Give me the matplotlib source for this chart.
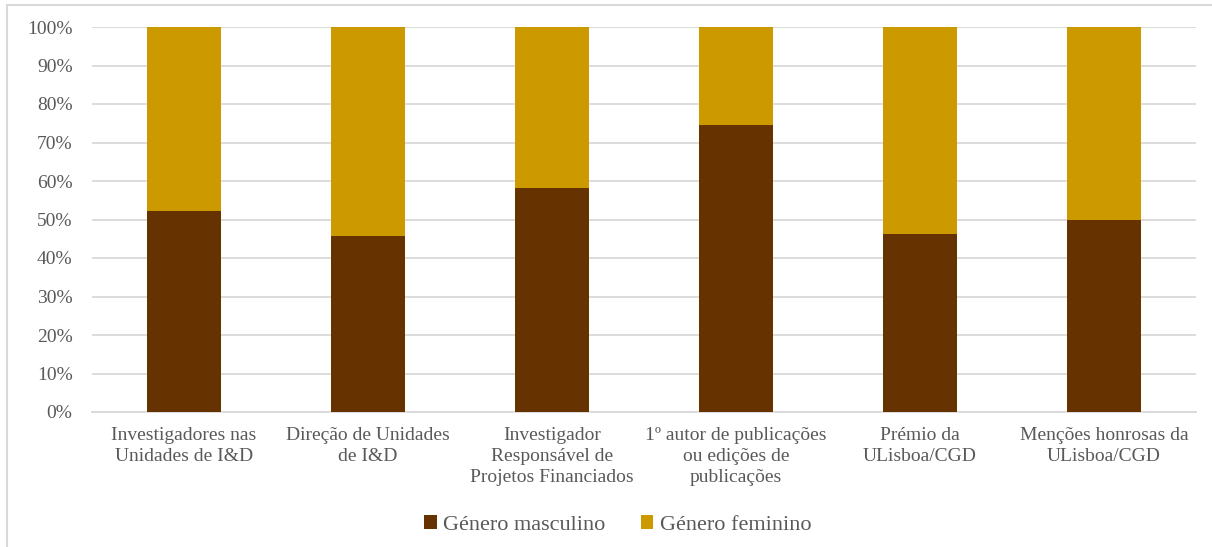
import matplotlib
matplotlib.use("Agg")
import matplotlib.pyplot as plt
from matplotlib.lines import Line2D
from matplotlib.patches import Patch

categories = [
    "Investigadores nas\nUnidades de I&D",
    "Direção de Unidades\nde I&D",
    "Investigador\nResponsável de\nProjetos Financiados",
    "1º autor de publicações\nou edições de\npublicações",
    "Prémio da\nULisboa/CGD",
    "Menções honrosas da\nULisboa/CGD",
]
masculino = [52.2, 45.7, 58.2, 74.5, 46.2, 50.0]
feminino = [100 - v for v in masculino]
series_names = ["Género masculino", "Género feminino"]
colors = ["#663300", "#CC9900"]
yticks = list(range(0, 101, 10))

plt.rcParams['font.family'] = ['Liberation Serif', 'DejaVu Serif']

W, H = 1212, 547
fig = plt.figure(figsize=(W / 100, H / 100), dpi=100)
ax = fig.add_axes([92 / W, (H - 412) / H, (1196 - 92) / W, 385 / H])

x = list(range(len(categories)))
ax.bar(x, masculino, width=0.40, color=colors[0], label=series_names[0], zorder=3)
ax.bar(x, feminino, width=0.40, bottom=masculino, color=colors[1], label=series_names[1], zorder=3)

ax.set_xlim(-0.5, len(categories) - 0.5)
ax.set_ylim(0, 100)
ax.set_yticks(yticks)
ax.set_yticklabels([f"{t}%" for t in yticks])
ax.yaxis.grid(True, color="#D9D9D9", linewidth=1.3, zorder=0)
ax.set_axisbelow(True)
for s in ["top", "right", "left"]:
    ax.spines[s].set_visible(False)
ax.spines["bottom"].set_color("#D9D9D9")
ax.spines["bottom"].set_linewidth(1.3)
ax.tick_params(axis="both", length=0, labelsize=14, colors="#595959")
ax.tick_params(axis="y", pad=14)
ax.tick_params(axis="x", pad=11)
ax.set_xticks(x)
ax.set_xticklabels(categories, linespacing=1.3)
for lbl in ax.get_xticklabels():
    lbl.set_horizontalalignment("center")
    lbl.set_verticalalignment("top")

handles = [Patch(facecolor=c, edgecolor="none") for c in colors]
fig.legend(handles, series_names, loc="center", bbox_to_anchor=(618 / W, 1 - 525 / H),
           ncol=2, frameon=False, fontsize=16, labelcolor="#595959",
           handlelength=0.55, handleheight=0.55, handletextpad=0.3, columnspacing=1.6)

# outer chart border
fig.add_artist(Line2D([7 / W, 7 / W], [0, 1 - 5 / H], color="#D9D9D9", linewidth=1.5, transform=fig.transFigure))
fig.add_artist(Line2D([7 / W, 1], [1 - 5 / H, 1 - 5 / H], color="#D9D9D9", linewidth=1.5, transform=fig.transFigure))

fig.savefig("out.png", dpi=100)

▬▬▬▬▬▬

Given problem
Check each line above for the string "matplotlib", then copy the ones that have it.

Expected answer
Give me the matplotlib source for this chart.
import matplotlib
matplotlib.use("Agg")
import matplotlib.pyplot as plt
from matplotlib.lines import Line2D
from matplotlib.patches import Patch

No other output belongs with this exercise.